MATERIALS PROVIDED ▸
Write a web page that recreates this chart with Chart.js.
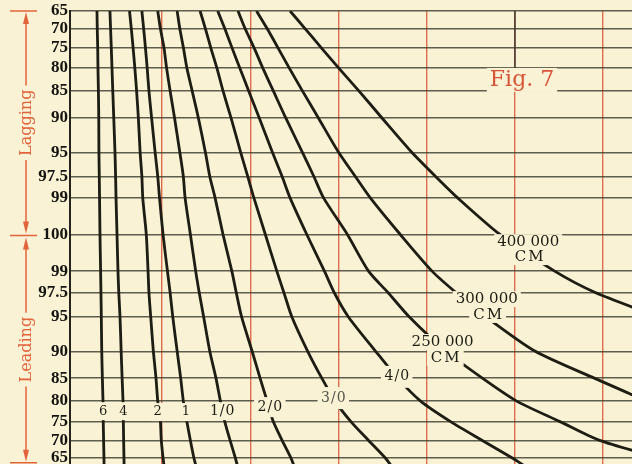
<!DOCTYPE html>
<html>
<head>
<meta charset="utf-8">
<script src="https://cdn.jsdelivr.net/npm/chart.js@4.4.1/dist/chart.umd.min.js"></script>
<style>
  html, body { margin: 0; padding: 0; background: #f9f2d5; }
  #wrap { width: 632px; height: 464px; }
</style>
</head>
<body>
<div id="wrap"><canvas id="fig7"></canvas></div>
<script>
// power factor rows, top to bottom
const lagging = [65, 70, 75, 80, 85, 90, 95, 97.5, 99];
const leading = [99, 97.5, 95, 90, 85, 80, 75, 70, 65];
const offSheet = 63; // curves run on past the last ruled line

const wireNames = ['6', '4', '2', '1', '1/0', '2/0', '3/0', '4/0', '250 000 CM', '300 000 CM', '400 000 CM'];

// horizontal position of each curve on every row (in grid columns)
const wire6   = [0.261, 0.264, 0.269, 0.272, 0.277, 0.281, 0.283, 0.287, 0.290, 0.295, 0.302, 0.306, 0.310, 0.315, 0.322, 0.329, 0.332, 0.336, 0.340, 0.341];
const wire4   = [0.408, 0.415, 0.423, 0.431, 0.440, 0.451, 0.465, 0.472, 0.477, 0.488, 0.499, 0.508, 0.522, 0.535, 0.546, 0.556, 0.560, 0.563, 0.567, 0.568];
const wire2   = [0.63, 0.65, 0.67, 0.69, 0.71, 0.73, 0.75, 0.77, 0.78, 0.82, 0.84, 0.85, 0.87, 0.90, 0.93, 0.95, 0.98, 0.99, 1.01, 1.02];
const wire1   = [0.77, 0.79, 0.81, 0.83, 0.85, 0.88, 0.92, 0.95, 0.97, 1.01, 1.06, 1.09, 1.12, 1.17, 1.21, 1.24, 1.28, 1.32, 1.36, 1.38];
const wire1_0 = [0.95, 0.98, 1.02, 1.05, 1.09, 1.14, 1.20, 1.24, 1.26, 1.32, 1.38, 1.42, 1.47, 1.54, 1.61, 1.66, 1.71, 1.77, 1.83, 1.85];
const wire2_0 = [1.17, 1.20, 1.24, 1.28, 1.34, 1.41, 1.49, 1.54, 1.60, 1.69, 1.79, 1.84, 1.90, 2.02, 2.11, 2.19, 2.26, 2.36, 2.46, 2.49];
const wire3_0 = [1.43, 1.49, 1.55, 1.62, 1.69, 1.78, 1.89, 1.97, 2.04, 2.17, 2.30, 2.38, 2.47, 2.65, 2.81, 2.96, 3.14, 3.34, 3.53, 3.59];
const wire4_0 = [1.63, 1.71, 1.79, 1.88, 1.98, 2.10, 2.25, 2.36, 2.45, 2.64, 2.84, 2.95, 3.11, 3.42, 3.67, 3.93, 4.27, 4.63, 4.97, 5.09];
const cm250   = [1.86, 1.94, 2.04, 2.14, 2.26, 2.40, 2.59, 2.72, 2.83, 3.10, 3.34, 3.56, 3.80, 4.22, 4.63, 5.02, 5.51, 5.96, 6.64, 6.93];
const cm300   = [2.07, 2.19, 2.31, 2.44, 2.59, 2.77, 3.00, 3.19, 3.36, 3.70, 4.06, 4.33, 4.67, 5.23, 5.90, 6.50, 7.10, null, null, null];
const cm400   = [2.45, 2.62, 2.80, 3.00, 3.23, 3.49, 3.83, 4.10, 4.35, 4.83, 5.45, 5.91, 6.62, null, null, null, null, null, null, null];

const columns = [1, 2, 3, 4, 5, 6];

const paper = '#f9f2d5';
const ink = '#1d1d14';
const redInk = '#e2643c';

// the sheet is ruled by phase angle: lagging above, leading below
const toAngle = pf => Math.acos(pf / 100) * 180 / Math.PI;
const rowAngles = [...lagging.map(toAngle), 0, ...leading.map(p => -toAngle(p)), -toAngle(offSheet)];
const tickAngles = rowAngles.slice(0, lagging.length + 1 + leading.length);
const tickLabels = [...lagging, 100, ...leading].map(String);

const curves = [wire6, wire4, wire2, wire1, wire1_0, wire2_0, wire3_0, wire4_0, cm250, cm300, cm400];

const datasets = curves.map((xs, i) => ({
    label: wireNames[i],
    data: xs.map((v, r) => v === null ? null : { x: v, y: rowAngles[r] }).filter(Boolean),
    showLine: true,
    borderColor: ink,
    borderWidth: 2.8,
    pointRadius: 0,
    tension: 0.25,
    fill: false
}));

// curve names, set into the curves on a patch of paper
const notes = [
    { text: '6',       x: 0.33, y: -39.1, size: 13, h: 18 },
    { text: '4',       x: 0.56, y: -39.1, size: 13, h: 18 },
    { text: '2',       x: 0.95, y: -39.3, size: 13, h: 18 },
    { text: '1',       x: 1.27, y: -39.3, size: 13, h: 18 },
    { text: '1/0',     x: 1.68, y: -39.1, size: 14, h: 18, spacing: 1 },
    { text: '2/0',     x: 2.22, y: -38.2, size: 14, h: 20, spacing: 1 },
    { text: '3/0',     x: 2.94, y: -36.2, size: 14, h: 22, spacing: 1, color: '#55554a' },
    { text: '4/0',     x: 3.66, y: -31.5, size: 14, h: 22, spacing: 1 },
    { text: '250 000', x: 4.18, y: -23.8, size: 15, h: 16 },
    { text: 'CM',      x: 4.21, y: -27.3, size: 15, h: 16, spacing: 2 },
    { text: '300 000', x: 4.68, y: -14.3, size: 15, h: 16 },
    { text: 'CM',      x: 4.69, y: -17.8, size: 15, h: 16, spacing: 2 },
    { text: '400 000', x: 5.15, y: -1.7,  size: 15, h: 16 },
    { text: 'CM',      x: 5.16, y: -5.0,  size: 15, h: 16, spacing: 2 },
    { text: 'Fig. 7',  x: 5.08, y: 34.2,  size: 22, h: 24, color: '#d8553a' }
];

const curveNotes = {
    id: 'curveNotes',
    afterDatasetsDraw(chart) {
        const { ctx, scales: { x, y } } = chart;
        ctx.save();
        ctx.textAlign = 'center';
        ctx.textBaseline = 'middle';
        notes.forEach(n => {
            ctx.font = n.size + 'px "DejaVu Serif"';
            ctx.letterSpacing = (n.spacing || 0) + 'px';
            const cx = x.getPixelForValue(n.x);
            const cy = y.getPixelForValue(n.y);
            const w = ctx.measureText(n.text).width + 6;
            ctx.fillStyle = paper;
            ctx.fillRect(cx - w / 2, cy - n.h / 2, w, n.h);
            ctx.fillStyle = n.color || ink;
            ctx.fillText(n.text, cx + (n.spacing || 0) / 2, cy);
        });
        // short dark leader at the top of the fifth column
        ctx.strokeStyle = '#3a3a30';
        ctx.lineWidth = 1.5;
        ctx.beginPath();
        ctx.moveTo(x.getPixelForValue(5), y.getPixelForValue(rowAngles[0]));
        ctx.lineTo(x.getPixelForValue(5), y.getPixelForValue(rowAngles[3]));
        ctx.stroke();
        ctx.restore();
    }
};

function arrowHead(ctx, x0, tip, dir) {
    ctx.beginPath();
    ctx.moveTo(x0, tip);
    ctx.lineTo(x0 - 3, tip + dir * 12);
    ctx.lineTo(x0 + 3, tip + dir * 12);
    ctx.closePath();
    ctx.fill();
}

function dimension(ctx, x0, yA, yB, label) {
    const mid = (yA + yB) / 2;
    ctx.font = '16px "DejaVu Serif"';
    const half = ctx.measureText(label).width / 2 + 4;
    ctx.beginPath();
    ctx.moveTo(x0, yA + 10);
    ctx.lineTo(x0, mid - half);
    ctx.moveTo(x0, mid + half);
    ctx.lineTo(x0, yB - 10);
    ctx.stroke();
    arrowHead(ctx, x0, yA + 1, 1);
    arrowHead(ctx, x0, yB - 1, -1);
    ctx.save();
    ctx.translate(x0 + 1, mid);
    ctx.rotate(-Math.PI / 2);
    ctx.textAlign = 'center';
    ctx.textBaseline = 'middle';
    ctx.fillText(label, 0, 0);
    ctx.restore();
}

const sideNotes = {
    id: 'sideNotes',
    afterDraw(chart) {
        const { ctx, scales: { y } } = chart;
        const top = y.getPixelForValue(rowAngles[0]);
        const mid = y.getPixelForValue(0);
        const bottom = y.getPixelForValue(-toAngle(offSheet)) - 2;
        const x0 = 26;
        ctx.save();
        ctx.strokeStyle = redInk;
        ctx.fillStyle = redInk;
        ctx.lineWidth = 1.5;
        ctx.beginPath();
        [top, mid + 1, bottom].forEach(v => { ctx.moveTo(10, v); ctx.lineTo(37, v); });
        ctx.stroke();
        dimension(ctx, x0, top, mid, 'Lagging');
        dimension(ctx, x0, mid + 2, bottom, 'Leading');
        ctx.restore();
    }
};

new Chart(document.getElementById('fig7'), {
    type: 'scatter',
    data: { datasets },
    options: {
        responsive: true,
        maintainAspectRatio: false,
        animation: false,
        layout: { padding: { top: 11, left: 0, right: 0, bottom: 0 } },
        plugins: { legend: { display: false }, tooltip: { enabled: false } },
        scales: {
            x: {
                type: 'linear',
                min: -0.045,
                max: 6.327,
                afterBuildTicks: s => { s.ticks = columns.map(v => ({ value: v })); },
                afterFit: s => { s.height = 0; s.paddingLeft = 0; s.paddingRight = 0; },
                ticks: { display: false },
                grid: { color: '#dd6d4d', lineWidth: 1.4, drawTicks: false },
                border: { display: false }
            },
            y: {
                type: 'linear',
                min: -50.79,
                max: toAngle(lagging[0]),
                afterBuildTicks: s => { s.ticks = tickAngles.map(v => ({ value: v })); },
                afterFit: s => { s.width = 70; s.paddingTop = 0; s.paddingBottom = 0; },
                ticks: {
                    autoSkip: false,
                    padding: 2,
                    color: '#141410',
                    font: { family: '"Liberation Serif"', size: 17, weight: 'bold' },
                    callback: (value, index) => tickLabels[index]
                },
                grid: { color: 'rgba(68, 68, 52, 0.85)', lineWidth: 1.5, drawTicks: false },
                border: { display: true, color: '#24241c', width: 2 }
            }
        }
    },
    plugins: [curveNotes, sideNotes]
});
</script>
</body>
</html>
==
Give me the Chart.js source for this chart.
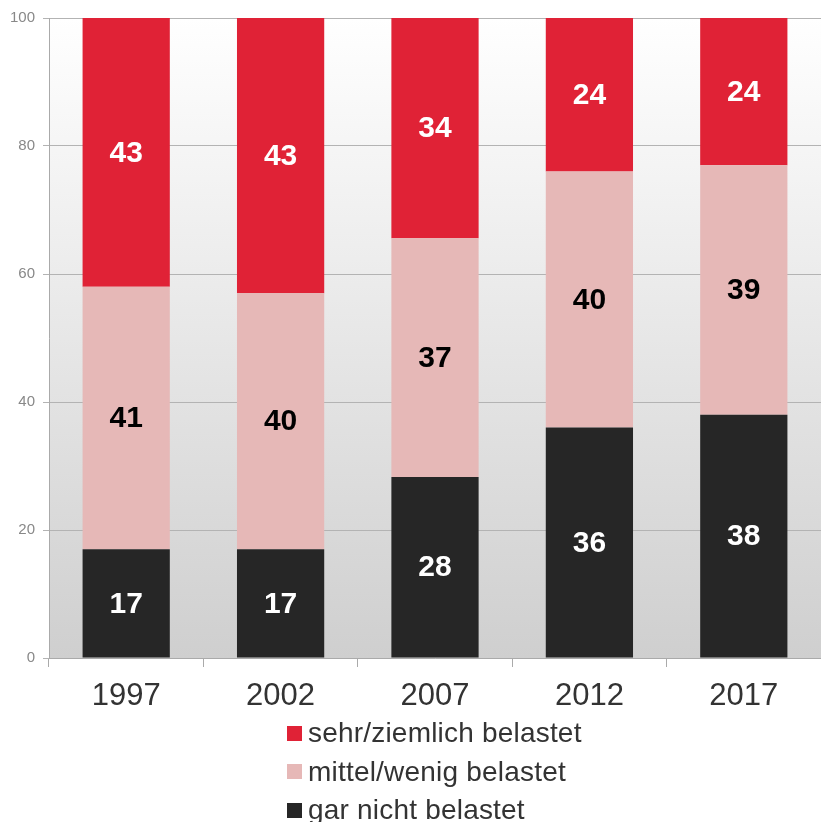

SET TASK ▸
Take the stretch from the line containing "Write a web" through the line containing "const offSheet = 63;" and reproduce it exactly, both ends included. Omit the pictures.

FINISHED ANSWER ▸
Write a web page that recreates this chart with Chart.js.
<!DOCTYPE html>
<html>
<head>
<meta charset="utf-8">
<script src="https://cdn.jsdelivr.net/npm/chart.js@4.4.1/dist/chart.umd.min.js"></script>
<style>
  html, body { margin: 0; padding: 0; background: #f9f2d5; }
  #wrap { width: 632px; height: 464px; }
</style>
</head>
<body>
<div id="wrap"><canvas id="fig7"></canvas></div>
<script>
// power factor rows, top to bottom
const lagging = [65, 70, 75, 80, 85, 90, 95, 97.5, 99];
const leading = [99, 97.5, 95, 90, 85, 80, 75, 70, 65];
const offSheet = 63; // curves run on past the last ruled line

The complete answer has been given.